Borderlands: Georgia: Holy Week with Immigrants


by Anton Flores-Maisonet

From Palm Sunday to Good Friday, about 1,300 people united in Georgia’s first Holy Week Pilgrimage for Immigrants.  The prayerful walk trekking fifty miles through North Georgia and metro Atlanta  called for an end to law enforcement raids that separate families, the passage of humane immigration reform and the revision of trade policies that increase unauthorized immigration.

On Maundy Thursday more than 500 pilgrims had just completed an eight-mile journey through Cobb County, home of some of Georgia’s most vitriolic anti-immigrant residents, and it was time to engage in the subversive ritual of foot washing; an act of holy resistance to the dehumanizing dynamics of this world.

Six unauthorized immigrants sat on a stage while six U.S. citizens stooped down and washed their feet.

In the center of this holy huddle was Amabel, a Guatemalan immigrant.  A single mother of two, she had recently been the victim of an automobile accident.  However, Amabel was driving without a license so she soon found herself in the custody of Immigration and Customs Enforcement.  Now Amabel is free on a conditional release awaiting her forthcoming deportation.  Her foot was washed while bearing its cross − an electronic monitoring anklet − a sign that the Gospel is for those deported to the margins of this sinful system.

Roberto Martínez Medina, 39, died in March while held in ICE custody at the Stewart Detention Center in rural Lumpkin, Georgia.  ICE waited days before announcing his death and has yet to explain what caused it.  The center is owned and operated by Corrections Corporation of America, a private company with quarterly profits of over $35 million.

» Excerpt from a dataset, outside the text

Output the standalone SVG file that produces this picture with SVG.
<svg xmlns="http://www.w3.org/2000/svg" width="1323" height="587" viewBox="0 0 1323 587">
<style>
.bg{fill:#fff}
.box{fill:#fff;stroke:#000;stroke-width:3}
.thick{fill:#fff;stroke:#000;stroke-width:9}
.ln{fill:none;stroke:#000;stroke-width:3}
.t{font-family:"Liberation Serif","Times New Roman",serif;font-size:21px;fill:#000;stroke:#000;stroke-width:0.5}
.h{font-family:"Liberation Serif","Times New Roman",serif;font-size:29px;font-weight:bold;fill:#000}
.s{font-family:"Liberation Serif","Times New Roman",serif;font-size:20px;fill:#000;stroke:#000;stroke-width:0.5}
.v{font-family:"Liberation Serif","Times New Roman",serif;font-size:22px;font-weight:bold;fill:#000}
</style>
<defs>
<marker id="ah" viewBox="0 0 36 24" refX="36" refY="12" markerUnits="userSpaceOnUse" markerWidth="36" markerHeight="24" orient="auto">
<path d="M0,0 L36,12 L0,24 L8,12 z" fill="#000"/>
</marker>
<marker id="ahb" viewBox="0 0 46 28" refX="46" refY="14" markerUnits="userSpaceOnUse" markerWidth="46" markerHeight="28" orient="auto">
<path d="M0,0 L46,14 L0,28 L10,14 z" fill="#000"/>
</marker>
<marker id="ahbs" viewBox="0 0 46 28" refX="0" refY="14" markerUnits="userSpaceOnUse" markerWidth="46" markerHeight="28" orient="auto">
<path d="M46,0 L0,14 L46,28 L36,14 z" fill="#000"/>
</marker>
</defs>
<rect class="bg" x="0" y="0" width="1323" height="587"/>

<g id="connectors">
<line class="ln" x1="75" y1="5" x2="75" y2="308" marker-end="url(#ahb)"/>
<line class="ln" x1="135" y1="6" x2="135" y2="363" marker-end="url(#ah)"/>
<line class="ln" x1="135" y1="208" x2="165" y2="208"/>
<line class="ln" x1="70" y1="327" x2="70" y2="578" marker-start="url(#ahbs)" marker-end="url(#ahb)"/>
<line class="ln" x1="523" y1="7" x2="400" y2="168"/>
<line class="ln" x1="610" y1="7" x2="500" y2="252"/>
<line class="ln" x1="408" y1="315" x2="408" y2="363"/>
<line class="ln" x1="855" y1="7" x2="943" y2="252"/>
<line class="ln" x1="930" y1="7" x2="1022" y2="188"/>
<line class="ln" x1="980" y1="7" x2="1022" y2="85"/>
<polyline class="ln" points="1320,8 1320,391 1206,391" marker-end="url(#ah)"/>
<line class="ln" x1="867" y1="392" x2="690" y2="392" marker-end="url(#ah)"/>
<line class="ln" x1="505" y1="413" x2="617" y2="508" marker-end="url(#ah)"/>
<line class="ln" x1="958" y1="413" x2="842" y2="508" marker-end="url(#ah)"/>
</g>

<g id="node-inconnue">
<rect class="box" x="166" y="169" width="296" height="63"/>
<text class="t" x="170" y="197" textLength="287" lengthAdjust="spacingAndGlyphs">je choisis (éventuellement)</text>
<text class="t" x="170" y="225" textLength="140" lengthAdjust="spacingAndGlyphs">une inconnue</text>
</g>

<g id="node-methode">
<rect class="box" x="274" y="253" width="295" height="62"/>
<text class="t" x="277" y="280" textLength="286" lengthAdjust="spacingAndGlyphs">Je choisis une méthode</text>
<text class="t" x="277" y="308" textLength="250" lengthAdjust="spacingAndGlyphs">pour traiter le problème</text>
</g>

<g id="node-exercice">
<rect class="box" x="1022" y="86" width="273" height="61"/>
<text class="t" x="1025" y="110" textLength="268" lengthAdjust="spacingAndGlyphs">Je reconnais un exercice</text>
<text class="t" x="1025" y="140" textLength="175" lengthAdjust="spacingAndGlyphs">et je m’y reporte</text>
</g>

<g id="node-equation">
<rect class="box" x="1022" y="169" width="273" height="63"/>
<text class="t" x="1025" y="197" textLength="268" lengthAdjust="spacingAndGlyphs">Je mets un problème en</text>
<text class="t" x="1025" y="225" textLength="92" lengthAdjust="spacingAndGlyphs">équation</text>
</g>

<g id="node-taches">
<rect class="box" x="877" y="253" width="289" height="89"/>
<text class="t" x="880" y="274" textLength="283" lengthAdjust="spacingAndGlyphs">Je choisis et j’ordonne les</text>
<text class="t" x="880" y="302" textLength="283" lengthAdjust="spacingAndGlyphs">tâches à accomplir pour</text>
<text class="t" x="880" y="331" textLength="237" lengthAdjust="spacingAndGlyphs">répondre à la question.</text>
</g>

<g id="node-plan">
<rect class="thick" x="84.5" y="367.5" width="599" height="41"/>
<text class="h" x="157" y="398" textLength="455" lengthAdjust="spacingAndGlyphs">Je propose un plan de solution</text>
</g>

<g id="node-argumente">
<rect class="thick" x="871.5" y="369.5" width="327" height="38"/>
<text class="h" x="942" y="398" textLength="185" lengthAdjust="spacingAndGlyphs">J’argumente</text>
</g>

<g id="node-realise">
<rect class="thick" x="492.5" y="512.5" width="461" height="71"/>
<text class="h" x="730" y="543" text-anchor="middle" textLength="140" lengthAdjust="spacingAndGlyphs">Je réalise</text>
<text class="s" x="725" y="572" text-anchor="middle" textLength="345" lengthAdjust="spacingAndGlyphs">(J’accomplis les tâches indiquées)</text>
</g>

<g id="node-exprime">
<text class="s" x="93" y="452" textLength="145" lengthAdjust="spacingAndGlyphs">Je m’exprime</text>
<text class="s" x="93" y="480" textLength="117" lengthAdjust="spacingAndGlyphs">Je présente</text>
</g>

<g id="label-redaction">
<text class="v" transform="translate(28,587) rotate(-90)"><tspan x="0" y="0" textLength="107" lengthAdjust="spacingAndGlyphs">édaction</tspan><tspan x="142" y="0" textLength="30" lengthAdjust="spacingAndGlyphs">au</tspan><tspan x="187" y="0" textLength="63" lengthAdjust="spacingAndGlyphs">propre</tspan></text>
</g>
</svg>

In remembrance of Roberto, sixty of us stood vigil on Good Friday outside the ICE field office wearing black T-shirts and asked why he died in detention.

On Wednesday, we walked around the perimeter of the Plaza Fiesta in a modified Stations of the Cross procession.  At the rear of this Mecca for Latino immigrant consumerism, which we were not allowed to enter, we prepared for the final station, “Resurrection.”  We invited the mall’s security guards t o join us in our closing reflection and prayer but they refused.  So, we stood facing an abandoned church with a dogwood tree in full bloom, reminded that, although a rejection of hurt lie just behind us, a resurrection of hope awaits unwelcome immigrants.